Gina birch - trouble.. - third man records
Known for a wildly diverse artistic career that includes co-founding the iconic British post-punk band, The Raincoats, Gina Birch had an undeniable and outspoken hand in shaping the UK’s independent music scene. Trouble continues that ever-evolving mission with 11 fiery-yet-deeply introspective new songs, fusing post-punk, dub, experimental rock, and more into a singular statement of intent, expressing her lifelong commitment to uninhibited creativity and an artist’s purpose in letting her audience in on her wildest thoughts and innermost emotions.

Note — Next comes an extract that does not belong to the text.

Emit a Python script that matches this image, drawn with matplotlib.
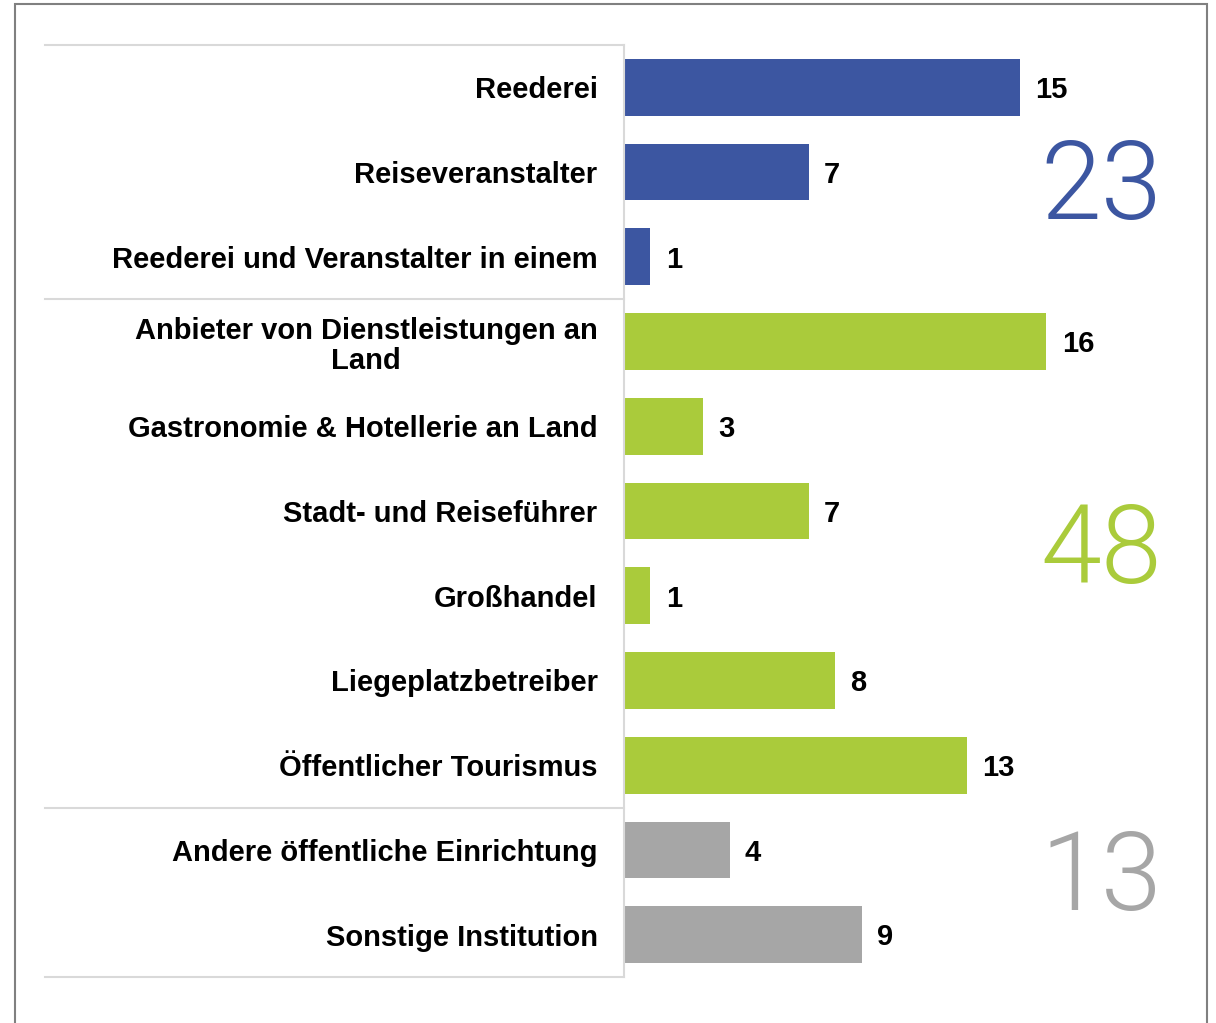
import matplotlib.pyplot as plt
from matplotlib.patches import Rectangle
import matplotlib.transforms as mtransforms

categories = ["Reederei", "Reiseveranstalter", "Reederei und Veranstalter in einem",
              "Anbieter von Dienstleistungen an\nLand", "Gastronomie & Hotellerie an Land",
              "Stadt- und Reiseführer", "Großhandel", "Liegeplatzbetreiber",
              "Öffentlicher Tourismus", "Andere öffentliche Einrichtung", "Sonstige Institution"]
values = [15, 7, 1, 16, 3, 7, 1, 8, 13, 4, 9]
groups = [0, 0, 0, 1, 1, 1, 1, 1, 1, 2, 2]
group_totals = [23, 48, 13]
group_colors = ["#3c56a1", "#aacb3b", "#a6a6a6"]

plt.rcParams['font.family'] = ['Liberation Sans', 'DejaVu Sans']

fig = plt.figure(figsize=(12.16, 10.23), dpi=100)
W, H = 1216, 1023
ax = fig.add_axes([624 / W, 1 - 977 / H, (1207 - 624) / W, (977 - 45) / H])

n = len(categories)
ypos = list(range(n))
colors = [group_colors[g] for g in groups]
bars = ax.barh(ypos, values, height=0.67, color=colors)
ax.set_ylim(n - 0.5, -0.5)
ax.set_xlim(0, 22.08)

ax.set_yticks(ypos)
ax.set_yticklabels(categories, fontsize=21, fontweight='bold', multialignment='center',
                   linespacing=1.1)
ax.tick_params(axis='y', length=0, pad=19)
ax.set_xticks([])
for s in ['top', 'right', 'bottom']:
    ax.spines[s].set_visible(False)
ax.spines['left'].set_color('#d9d9d9')
ax.spines['left'].set_linewidth(1.5)

for b, v in zip(bars, values):
    ax.annotate(str(v), (b.get_width(), b.get_y() + b.get_height() / 2),
                xytext=(11, -2), textcoords='offset points', va='center', ha='left',
                fontsize=21, fontweight='bold')

# Trennlinien zwischen den Gruppen
tr = mtransforms.blended_transform_factory(fig.transFigure, ax.transData)
for yb in [-0.5, 2.5, 8.5, n - 0.5]:
    ax.plot([45 / W, 624 / W], [yb, yb], transform=tr, color='#d9d9d9', lw=1.5, clip_on=False)

# Summen je Gruppe
centers = [1.2, 5.5, 9.36]
for tot, c, yc in zip(group_totals, group_colors, centers):
    ax.text(1101 / W, yc, str(tot), transform=tr, color=c, fontsize=79,
            family=['Roboto', 'DejaVu Sans'], fontweight=300, ha='center', va='center')

fig.patches.append(Rectangle((15 / W, -0.1), (1207 - 15) / W, 1.1 - 4 / H, transform=fig.transFigure,
                             fill=False, edgecolor='#808080', lw=1.5))

fig.savefig("out.png", dpi=100)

The album sees Birch teaming up once again with GRAMMY® Award-winning producer and Killing Joke founding member Youth (Paul McCartney, The Orb, The Verve) and engineer/mixer Michael Rendall (Peter Murphy, The Jesus and Mary Chain) – the same duo who helped capture the rugged-yet-refined sound of her critically acclaimed 2023 solo debut, I Play My Bass Loud. Recorded on the top floor of Youth’s London home and fueled by “plenty of tea and toast,” the sessions also included participation from musicians Jenny Green and Marie Merlet – both of whom play in Gina’s live band, The Unreasonables – as well as longtime collaborator Helen McCookerybook, who has worked with her on various film and concert projects throughout the years. Songs like “I’m Going To Live Forever” and the electro-and-dub-tinged “Keep to the Left” are not only eclectic in sonic genre, but play like stitched-together narrative vignettes, fly-on-the-wall scenes in which Birch describes meeting a stranger on a train, or a flare up with her teenage daughter, or the nostalgia of driving past a certain part of your neighborhood that’s been unchanged for as long as you can remember. Fueled by the politics of the everyday, Trouble stands proudly as a feminist work of art not because of slogans or placards, but rather in its candid portrayal of a forward-thinking female artist simply existing.
“The record title refers to all the mini revolutions that have occurred in my life,” says Gina Birch, “not following the usual paths, falling down holes, making the same mistakes over and over, trouble of being a young woman at a time our options were generally secretary, mother or sex worker. Trouble I’ve caused and trouble I’m in…
The album is also an antidote to this by celebrating everything I can while recognizing behaviors that may be disordered or strange. It’s a journey through my brain, thoughts, memories, conversations…while I’m sitting with my bass, loops, guitar, and laptop. I don’t censor subjects, I just write them down and see where they take me. The pleasure is in untangling the thoughts and finding a way through.”